OK just read Affines. Seems clear enough. Thanks for writing the doc, David. Although it does raise a question. You mention a new compiler vbgcc/gcvbb; none of them seem to have version numbers so its hard to know whats what, but the one on your site and the one I already have seem to be the same (and are mainly macro based in accessing data.) In your Affine document you provide a nice clear code example which benefits from (what appears to be) very convenient arrays of structures. (WA[31].??? for example. ) I don’t see these structures defined in the include headers I have. Is this what you meant by assisting to rewrite the headers with you?
Cheers Alex
P.S. I take it red alarm uses it’s own direct drawing routines then? I had assumed this was what the (previously mysterious) affine mode was for but now I see that too is bitmap based. Is anything known about the “raw” draw method?
Yeah, direct screen drawing is fairly simple… I’ve written a few demos, I think they’re available on this site… Etch a Sketch, 3D Battlesnake, and I think a few small simple tests. I also wrote some line drawing functions, which should be in the libgccvb included with those.
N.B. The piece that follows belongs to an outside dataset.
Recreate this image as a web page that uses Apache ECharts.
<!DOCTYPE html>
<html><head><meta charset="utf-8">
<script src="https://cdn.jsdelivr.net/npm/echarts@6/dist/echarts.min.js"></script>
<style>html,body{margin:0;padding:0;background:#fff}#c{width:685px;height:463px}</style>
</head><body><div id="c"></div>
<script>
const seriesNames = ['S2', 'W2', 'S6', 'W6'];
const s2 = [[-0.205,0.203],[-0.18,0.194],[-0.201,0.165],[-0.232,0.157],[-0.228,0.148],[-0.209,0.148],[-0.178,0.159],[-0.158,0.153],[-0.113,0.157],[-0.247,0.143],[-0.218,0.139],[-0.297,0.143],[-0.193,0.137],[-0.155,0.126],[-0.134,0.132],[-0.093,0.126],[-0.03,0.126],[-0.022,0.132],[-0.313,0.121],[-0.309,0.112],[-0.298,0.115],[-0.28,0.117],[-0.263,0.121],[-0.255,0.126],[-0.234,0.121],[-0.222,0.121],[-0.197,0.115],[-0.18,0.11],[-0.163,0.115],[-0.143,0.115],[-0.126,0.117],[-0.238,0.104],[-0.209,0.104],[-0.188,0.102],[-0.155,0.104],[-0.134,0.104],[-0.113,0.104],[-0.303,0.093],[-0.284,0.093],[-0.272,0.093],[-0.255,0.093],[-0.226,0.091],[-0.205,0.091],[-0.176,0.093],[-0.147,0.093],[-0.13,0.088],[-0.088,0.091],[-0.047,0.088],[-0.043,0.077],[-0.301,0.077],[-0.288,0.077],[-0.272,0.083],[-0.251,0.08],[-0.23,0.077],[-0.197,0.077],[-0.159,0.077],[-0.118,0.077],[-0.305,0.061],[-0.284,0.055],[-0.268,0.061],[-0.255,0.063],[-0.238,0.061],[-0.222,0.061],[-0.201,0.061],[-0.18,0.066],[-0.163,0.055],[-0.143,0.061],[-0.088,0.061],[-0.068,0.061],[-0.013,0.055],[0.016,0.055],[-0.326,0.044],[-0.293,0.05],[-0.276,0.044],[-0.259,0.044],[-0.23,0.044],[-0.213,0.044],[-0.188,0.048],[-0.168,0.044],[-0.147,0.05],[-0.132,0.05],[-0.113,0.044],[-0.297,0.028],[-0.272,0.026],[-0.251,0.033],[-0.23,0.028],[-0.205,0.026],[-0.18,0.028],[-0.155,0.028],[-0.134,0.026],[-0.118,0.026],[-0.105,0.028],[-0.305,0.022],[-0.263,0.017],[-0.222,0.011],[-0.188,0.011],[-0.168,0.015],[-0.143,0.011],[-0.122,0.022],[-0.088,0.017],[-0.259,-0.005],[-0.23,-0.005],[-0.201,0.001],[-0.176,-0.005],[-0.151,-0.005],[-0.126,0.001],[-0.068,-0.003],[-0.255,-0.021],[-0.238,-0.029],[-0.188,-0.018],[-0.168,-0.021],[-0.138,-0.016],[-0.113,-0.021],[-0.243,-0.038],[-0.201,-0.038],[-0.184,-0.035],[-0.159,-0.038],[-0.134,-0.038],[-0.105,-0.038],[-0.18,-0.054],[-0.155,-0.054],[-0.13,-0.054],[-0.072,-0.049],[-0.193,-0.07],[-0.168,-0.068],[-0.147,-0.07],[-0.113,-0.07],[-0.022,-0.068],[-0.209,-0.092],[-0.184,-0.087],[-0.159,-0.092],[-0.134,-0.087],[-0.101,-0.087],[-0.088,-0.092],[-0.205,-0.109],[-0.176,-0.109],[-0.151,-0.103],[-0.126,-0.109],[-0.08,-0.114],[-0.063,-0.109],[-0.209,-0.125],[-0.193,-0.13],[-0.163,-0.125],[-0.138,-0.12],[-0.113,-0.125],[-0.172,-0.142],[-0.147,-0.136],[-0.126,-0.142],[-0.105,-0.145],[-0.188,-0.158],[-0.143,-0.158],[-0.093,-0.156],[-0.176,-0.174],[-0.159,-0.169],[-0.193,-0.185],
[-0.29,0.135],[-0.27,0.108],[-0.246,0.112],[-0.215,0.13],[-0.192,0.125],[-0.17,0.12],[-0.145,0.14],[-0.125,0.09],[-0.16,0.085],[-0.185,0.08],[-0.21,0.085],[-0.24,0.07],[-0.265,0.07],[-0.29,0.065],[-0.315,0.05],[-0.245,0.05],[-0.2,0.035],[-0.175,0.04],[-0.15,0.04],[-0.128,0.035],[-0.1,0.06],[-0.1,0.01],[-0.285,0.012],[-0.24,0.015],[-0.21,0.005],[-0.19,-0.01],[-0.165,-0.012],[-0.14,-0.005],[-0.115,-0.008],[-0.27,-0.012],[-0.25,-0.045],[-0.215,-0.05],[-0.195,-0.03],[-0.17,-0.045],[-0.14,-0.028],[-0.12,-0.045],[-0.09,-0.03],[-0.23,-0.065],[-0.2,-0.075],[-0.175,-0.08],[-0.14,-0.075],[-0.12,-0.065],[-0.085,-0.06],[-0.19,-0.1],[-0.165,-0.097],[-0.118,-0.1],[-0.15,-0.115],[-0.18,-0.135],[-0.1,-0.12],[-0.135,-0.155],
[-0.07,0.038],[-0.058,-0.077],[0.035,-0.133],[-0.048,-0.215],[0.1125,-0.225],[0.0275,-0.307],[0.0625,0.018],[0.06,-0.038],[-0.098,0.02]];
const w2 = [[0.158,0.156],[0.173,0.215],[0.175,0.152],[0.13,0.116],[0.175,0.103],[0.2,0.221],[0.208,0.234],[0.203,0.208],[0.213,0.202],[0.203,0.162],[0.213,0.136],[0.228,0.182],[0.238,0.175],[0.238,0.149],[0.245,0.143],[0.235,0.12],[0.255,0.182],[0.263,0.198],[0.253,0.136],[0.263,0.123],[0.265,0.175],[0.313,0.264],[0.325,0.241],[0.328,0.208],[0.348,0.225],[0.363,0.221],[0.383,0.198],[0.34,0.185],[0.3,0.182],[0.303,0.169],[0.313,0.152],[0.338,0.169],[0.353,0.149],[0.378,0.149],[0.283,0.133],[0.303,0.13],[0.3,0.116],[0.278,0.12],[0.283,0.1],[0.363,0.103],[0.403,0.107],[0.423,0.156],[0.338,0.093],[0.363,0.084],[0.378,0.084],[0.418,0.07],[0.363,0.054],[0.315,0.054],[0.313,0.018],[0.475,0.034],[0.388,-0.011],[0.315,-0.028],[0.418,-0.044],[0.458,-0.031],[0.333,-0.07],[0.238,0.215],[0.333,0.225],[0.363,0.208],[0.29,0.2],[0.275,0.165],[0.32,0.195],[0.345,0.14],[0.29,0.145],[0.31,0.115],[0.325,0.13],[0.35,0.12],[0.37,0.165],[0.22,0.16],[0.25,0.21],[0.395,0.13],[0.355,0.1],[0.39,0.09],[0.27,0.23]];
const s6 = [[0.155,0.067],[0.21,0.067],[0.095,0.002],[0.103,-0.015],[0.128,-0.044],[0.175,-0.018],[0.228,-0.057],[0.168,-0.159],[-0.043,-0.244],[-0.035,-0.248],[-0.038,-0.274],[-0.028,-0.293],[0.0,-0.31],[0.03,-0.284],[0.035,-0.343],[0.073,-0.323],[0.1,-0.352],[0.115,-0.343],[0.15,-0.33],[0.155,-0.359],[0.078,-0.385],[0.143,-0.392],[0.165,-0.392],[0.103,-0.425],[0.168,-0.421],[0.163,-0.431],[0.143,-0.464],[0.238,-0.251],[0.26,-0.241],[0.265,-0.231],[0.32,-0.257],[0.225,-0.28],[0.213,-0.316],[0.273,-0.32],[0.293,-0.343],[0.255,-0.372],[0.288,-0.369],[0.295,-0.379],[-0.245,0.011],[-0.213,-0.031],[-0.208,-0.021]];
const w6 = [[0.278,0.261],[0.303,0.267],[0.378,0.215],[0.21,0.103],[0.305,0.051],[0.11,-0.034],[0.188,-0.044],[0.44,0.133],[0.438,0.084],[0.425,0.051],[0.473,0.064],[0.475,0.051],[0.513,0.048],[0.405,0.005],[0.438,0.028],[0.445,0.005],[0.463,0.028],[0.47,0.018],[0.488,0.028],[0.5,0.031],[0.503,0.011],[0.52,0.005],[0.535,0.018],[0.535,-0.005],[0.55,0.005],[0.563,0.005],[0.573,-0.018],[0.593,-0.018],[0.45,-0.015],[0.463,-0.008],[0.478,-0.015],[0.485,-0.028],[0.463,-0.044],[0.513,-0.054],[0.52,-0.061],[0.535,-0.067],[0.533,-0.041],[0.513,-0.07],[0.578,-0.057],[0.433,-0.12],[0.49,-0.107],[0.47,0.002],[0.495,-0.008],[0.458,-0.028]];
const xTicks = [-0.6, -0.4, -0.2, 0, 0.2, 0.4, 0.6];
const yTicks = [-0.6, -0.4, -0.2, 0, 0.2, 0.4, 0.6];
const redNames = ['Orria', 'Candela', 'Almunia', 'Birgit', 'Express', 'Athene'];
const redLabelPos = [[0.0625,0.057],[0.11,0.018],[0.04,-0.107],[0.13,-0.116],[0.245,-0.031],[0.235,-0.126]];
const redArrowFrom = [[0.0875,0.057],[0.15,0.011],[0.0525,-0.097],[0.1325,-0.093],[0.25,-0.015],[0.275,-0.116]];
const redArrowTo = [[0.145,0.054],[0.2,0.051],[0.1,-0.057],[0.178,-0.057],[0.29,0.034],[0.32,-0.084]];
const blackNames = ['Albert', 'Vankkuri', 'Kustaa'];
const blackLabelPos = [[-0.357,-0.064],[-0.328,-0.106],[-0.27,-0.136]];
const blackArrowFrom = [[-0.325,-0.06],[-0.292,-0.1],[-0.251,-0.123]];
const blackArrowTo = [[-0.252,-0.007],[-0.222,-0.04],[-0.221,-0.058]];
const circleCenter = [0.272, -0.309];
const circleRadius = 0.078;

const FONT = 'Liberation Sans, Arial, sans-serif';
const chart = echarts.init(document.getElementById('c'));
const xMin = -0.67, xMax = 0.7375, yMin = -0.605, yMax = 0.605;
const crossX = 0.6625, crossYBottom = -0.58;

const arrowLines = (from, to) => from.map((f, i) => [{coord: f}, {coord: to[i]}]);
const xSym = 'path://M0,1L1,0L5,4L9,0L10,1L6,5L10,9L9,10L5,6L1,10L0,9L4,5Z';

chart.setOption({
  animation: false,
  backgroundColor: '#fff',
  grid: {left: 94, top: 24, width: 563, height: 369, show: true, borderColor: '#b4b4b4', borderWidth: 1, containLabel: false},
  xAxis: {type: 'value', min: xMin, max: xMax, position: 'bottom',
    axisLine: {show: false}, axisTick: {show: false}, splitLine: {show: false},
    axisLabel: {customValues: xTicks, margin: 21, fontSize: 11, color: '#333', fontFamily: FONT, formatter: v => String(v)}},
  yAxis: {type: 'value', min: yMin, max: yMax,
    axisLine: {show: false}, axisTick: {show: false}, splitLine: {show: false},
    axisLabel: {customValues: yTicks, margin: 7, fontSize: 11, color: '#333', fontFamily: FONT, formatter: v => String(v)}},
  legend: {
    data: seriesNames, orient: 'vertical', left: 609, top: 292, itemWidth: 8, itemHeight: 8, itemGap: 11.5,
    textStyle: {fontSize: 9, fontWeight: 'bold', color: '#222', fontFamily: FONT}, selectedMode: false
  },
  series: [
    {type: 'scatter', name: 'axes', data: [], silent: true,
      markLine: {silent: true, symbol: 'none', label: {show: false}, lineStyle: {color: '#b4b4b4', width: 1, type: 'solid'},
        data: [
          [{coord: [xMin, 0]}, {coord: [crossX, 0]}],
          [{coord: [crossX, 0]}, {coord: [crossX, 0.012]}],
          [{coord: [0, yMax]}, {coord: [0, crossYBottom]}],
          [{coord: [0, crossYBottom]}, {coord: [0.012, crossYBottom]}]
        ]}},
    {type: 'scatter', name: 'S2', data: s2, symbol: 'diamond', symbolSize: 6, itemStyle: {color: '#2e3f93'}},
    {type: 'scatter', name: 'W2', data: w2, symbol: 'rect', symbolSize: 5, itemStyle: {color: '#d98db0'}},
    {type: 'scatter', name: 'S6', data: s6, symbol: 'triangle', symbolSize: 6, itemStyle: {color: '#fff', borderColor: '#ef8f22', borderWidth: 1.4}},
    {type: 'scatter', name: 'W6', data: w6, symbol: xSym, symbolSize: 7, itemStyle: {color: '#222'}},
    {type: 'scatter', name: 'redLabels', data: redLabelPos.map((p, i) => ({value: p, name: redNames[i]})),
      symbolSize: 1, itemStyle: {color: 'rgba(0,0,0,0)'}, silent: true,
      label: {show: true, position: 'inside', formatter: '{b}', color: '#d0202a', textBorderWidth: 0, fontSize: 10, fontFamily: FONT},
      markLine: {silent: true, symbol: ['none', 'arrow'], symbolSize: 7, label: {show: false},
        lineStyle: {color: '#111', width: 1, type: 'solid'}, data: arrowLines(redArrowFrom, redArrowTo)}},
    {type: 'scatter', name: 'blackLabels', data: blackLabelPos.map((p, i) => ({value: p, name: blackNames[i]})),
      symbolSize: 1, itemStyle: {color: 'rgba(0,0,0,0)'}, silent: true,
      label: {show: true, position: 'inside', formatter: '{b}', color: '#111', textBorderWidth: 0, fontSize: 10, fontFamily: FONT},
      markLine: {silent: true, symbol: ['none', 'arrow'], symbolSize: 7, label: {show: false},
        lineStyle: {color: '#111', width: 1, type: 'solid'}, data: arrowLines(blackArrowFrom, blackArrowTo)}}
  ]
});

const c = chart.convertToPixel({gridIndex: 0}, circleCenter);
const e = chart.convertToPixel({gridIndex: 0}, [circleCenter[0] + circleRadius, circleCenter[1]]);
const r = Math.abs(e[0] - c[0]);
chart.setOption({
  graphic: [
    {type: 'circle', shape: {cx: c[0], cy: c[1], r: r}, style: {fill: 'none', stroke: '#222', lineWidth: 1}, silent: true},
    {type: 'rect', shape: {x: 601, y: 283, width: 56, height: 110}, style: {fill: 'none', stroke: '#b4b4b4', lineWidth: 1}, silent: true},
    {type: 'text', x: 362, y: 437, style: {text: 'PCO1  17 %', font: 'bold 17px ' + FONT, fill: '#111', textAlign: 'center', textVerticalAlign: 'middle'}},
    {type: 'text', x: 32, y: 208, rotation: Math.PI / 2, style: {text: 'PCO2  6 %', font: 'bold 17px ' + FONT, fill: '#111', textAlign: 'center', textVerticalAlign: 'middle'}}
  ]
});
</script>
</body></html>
The drawing itself is very simple, the trick to using it well is in the control regs (screen refresh, writing to the back buffer, etc).
DogP
The structs are defined in my affine demos. Its realy simple:
struct x{
int a;
int b;
…
} *x_ptr = 0xppppp;
You could come up with it on your own if you wanted.
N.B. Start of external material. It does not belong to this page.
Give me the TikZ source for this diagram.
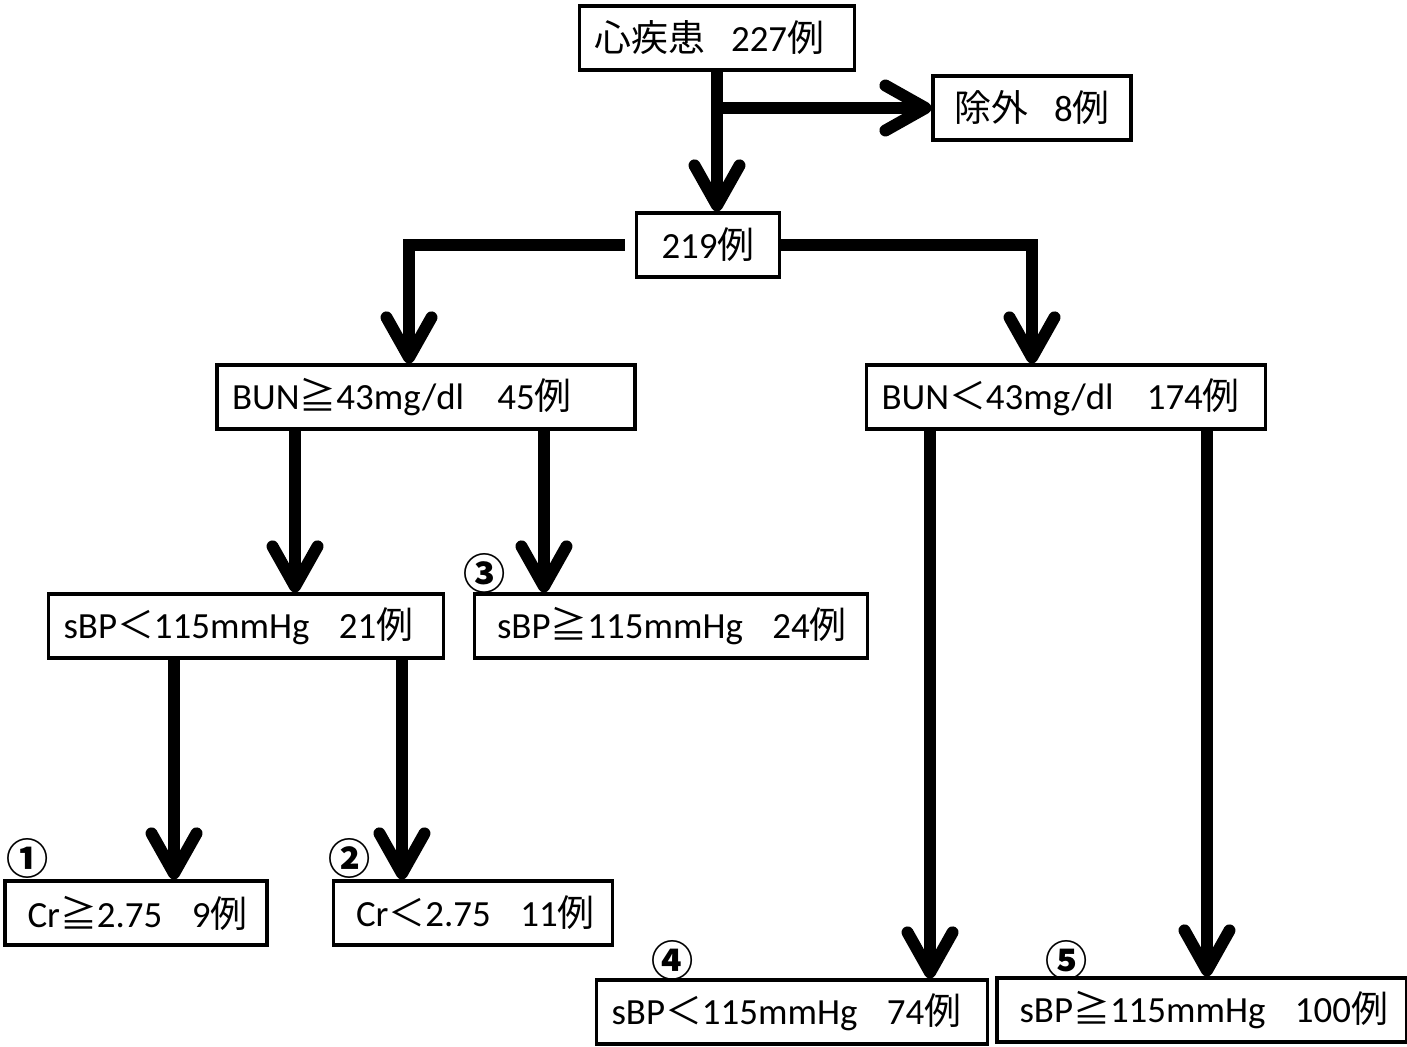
\documentclass[tikz,border=0pt]{standalone}
\usepackage{fontspec}
\setmainfont{Carlito}
\newfontfamily\jpfont{Noto Sans CJK JP}
\newcommand{\jtx}[1]{{\jpfont #1}}
\usetikzlibrary{arrows.meta,positioning,calc}
\tikzset{
  cbox/.style={draw=black, line width=1.8pt, minimum height=1.28cm, inner xsep=0.3cm,
               align=left, font=\fontsize{21}{25}\selectfont},
  flow/.style={-{Straight Barb[length=0.8cm, width=0.9cm, round]}, line width=0.24cm},
  numlbl/.style={font=\jpfont\bfseries\fontsize{24}{26}\selectfont, inner sep=0pt},
}

\begin{document}
\begin{tikzpicture}[x=0.02cm, y=-0.02cm]
    \useasboundingbox (0,0) rectangle (1407,1047);
    % boxes
    \node[cbox, text width=4.9cm] (top) at (717,38) {\jtx{心疾患}\hspace{0.7em}227\jtx{例}};
    \node[cbox, text width=3.36cm, align=center] (exc) at (1032,108) {\jtx{除外}\hspace{0.7em}8\jtx{例}};
    \node[cbox, text width=2.26cm, align=center] (n219) at (708,245) {219\jtx{例}};
    \node[cbox, text width=7.76cm] (bunhi) at (426,397) {BUN\jtx{≧}43mg/dl\hspace{0.9em}45\jtx{例}};
    \node[cbox, text width=7.38cm] (bunlo) at (1066,397) {BUN\jtx{＜}43mg/dl\hspace{0.9em}174\jtx{例}};
    \node[cbox, text width=7.3cm] (sbplo) at (246,626) {sBP\jtx{＜}115mmHg\hspace{0.8em}21\jtx{例}};
    \node[cbox, text width=7.26cm] (sbphi) at (671,626) {\hspace{0.15cm}sBP\jtx{≧}115mmHg\hspace{0.8em}24\jtx{例}};
    \node[cbox, text width=4.64cm] (crhi) at (136,913) {\hspace{0.15cm}Cr\jtx{≧}2.75\hspace{0.8em}9\jtx{例}};
    \node[cbox, text width=4.98cm] (crlo) at (473,913) {\hspace{0.15cm}Cr\jtx{＜}2.75\hspace{0.8em}11\jtx{例}};
    \node[cbox, text width=7.22cm] (lowlo) at (792,1012) {sBP\jtx{＜}115mmHg\hspace{0.8em}74\jtx{例}};
    \node[cbox, text width=7.6cm] (lowhi) at (1202,1010) {\hspace{0.15cm}sBP\jtx{≧}115mmHg\hspace{0.8em}100\jtx{例}};
    % group numbers
    \node[numlbl] (g1) at (28,858) {①};
    \node[numlbl] (g2) at (350,858) {②};
    \node[numlbl] (g3) at (485,573) {③};
    \node[numlbl] (g4) at (673,960) {④};
    \node[numlbl] (g5) at (1067,960) {⑤};
    % connectors
    \draw[flow] (top.south) -- (top.south |- n219.north);
    \draw[flow] (top.south |- exc.west) -- (exc.west);
    \draw[flow] ([xshift=-0.2cm]n219.west) -| ([xshift=-0.34cm]bunhi.north);
    \draw[flow] (n219.east) -| ([xshift=-0.68cm]bunlo.north);
    \draw[flow] ([xshift=-2.62cm]bunhi.south) -- ([xshift=-2.62cm]bunhi.south |- sbplo.north);
    \draw[flow] ([xshift=2.36cm]bunhi.south) -- ([xshift=2.36cm]bunhi.south |- sbphi.north);
    \draw[flow] ([xshift=-1.44cm]sbplo.south) -- ([xshift=-1.44cm]sbplo.south |- crhi.north);
    \draw[flow] ([xshift=3.12cm]sbplo.south) -- ([xshift=3.12cm]sbplo.south |- crlo.north);
    \draw[flow] ([xshift=-2.72cm]bunlo.south) -- ([xshift=-2.72cm]bunlo.south |- lowlo.north);
    \draw[flow] ([xshift=2.82cm]bunlo.south) -- ([xshift=2.82cm]bunlo.south |- lowhi.north);
\end{tikzpicture}
\end{document}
As far as GCC goes: Mine is based on the same code as on this site, but… Mine has a working stdlib so things like floats work properly, and you can make fn calls from other c files. Also I rewrote the loader so that you dont need to run any extra programs to convert an object to a working .vb rom file. I of cource recomend using my own compiler iteration but no one else does so take it for what its worth.